WRITTEN TASK
Show only lines that include "with".

* begin *

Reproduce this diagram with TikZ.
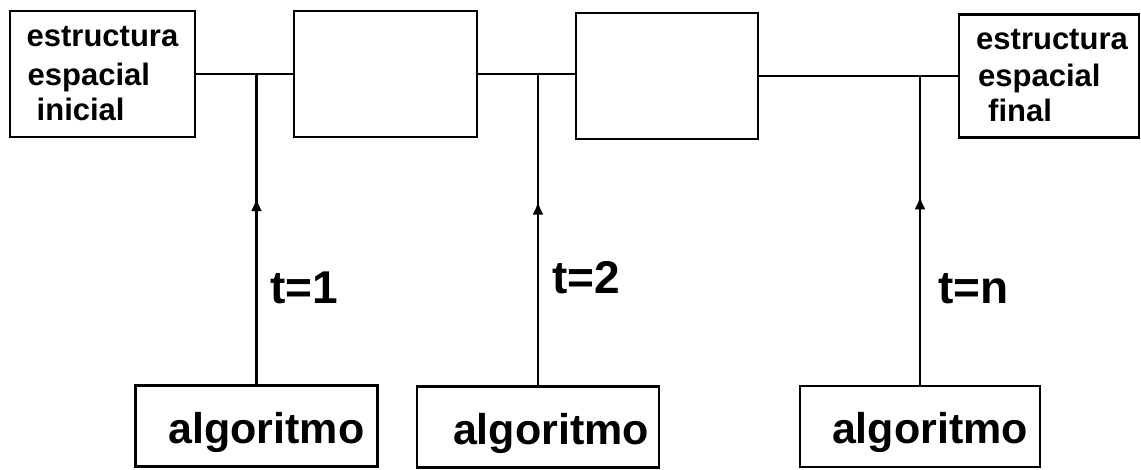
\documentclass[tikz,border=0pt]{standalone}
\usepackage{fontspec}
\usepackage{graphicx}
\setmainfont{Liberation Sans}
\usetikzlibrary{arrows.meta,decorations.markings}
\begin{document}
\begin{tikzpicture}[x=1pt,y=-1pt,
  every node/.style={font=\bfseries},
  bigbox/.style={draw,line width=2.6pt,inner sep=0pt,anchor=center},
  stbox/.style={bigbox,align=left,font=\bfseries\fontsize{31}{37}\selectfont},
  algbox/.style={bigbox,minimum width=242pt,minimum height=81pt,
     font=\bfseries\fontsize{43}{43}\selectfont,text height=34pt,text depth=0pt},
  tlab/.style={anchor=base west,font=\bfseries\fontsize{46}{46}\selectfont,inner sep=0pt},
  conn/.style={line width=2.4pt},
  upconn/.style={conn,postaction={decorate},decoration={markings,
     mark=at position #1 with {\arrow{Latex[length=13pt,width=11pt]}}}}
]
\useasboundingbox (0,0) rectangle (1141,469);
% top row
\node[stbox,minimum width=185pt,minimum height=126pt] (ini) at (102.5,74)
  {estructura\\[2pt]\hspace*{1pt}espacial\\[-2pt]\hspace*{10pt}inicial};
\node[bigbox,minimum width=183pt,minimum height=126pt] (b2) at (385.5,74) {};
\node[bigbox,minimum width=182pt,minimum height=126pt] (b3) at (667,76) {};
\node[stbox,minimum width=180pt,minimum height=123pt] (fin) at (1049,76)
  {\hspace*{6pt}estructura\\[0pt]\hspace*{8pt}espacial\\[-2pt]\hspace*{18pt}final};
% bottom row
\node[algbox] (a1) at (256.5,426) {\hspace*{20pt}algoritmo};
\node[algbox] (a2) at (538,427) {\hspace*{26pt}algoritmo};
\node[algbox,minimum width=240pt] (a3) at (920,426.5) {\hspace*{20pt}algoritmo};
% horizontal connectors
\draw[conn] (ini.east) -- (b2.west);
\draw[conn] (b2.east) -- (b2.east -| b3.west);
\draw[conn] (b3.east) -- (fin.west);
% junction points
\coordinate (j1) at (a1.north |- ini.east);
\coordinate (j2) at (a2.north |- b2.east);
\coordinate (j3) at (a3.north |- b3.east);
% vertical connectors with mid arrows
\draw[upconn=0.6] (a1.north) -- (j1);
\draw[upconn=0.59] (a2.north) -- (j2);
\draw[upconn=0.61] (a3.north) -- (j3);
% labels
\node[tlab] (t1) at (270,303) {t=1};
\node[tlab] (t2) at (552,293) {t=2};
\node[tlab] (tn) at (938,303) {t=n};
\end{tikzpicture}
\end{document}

* end *

FINAL ANSWER
Reproduce this diagram with TikZ.
     mark=at position #1 with {\arrow{Latex[length=13pt,width=11pt]}}}}
% vertical connectors with mid arrows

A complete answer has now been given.